When we make this prediction on the next frame, we factorize the image into a bunch of different parts. We have a bit of knowledge that knows what humans look like, so we can identify them, then we also know about how roads look, and also how clothes look (so we know they are jogging maybe instead of just stretching) and also about sweat (we know they are active) and facial expressions (we see their exertion). All of these factors we can identify separately (and some are hierarchical) and we use these together to make a prediction about what will happen next. In order for a computer to do the same thing, it must also break it up into a bunch of factors (a distributed representation).
Neural networks use a distributed representation, through their horizontal and vertical composition. They learn this composition:
Important features such as face detectors and text detectors are learned, even though we do not ask the networks to specifically learn these things. Instead, it learns them because they help with other tasks (e.g. identifying bowties, which are usually paired with faces, and bookcases, which are usually full of books labeled with text).
Distributed representations allow us to represent an exponential number of outputs given a linear number of features. Another example is this paper which learns different factors of an image in an unsupervised way.
How deep should our neural networks be? Technically any function can be represented with a single hidden layer, but might require a large number of factors. Instead, with a certain class of problems, we can increase the depth and reduce the width to lower the total number of required nodes.
Training deep neural networks were thought to be hard originally because they have many local minima.
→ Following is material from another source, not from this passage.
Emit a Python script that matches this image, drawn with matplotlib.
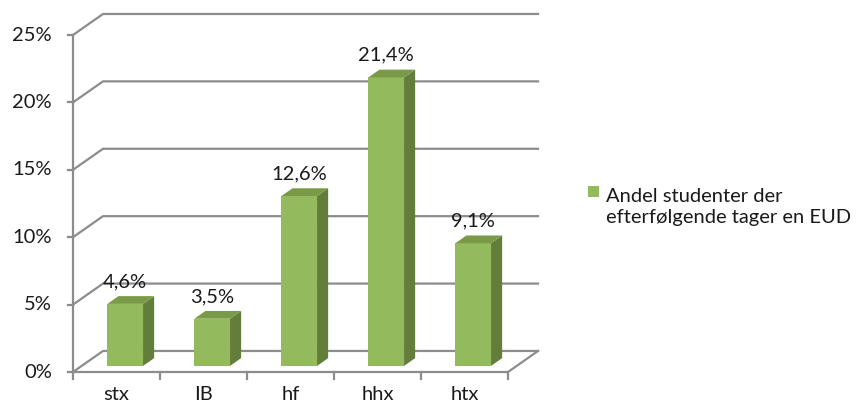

We are looking for a certain set of weights that optimize the model. We start with random weights and continually nudge them into the direction to get lower weights, then we will end up at a place where all neighboring weights are more, but we haven't hit the global minimum. There is some other set of weights that is less, but we are in a little dip in the landscape of weights vs. accuracy. However, as the number of dimensions goes up, it becomes more likely that we will hit saddle points instead of local minima. The probability of having totally local minima decreases, because there are more possible dimensions to decrease in (in a random model). So we can hope that local descent methods are still effective, even if they are not guaranteed to find the absolute best solution, as the number of dimensions increases.
Recurrent Neural Networks keep applying a neural network over a series of steps, that allows past calculations to inform future ones:
However, the storage of previous computations degrades over time, often more than we want it to. This means it is hard to store things in memory for a long time. So as a solution, we add higher level connections between farther apart time steps. This gives us more direct access to things in the past. Really, we are just adding some structure to this graph. It would be great to do this in a more automated way.
Another way to address this problem of decomposition is an Attention Based approach (related to Neural Turing Machines). In this, if we are translating from French to English, instead of going from a French sentence to a vector of numbers that describe that sentence, to an English sentence, we instead do this in a more iterative fashion, drawing from different parts of the French sentence as we generative the English sentence.
I really see the future here in Unsupervised Learning. Currently, all industrial products use supervised learning. Unsupervised learning is harder, statically speaking because it requires computing the full joint PDF of X and Y, instead of just P(Y|X). Whereas supervised learning involved "discovering some statistical dependence" about the world, unsupervised learning is about learning everything we can from the data. It is more general.
The "killer app" for unsupervised learning, is model based reinforcement learning. Currently, automated cars are trained using supervised learning (showing it how humans drive) or policy learning (trying to maximize a certain outcome). However, we can't get enough experience to predict rare events. Instead, we need to be able to reason about the world, to predict what states we will be in the future. Kids don't learn physics from their parents telling them how gravity works, or by telling them when they are wrong or right. Instead, they learn it by observing the world and occasionally taking action in it to see the response (reinforcement learning).
Overall, our models are vulnerable to the example that are not in our distribution. We can solve this through disentanglement (invariance). It isn't about creating independent variables, but really latent variables that are independently controllable. For example, when we are listening to speech, we want to know who the person is who is talking (their age, language, gender), their mood, as well as the words they are saying. These things aren't independent, but they could be disentangled.
In response to a question I got, I believe we can get to this general model through unsupervised learning, by using unstructured generative models. These are like the NN that learn intermediate features without being told they exist. One way to do this is "enforcing things like causality".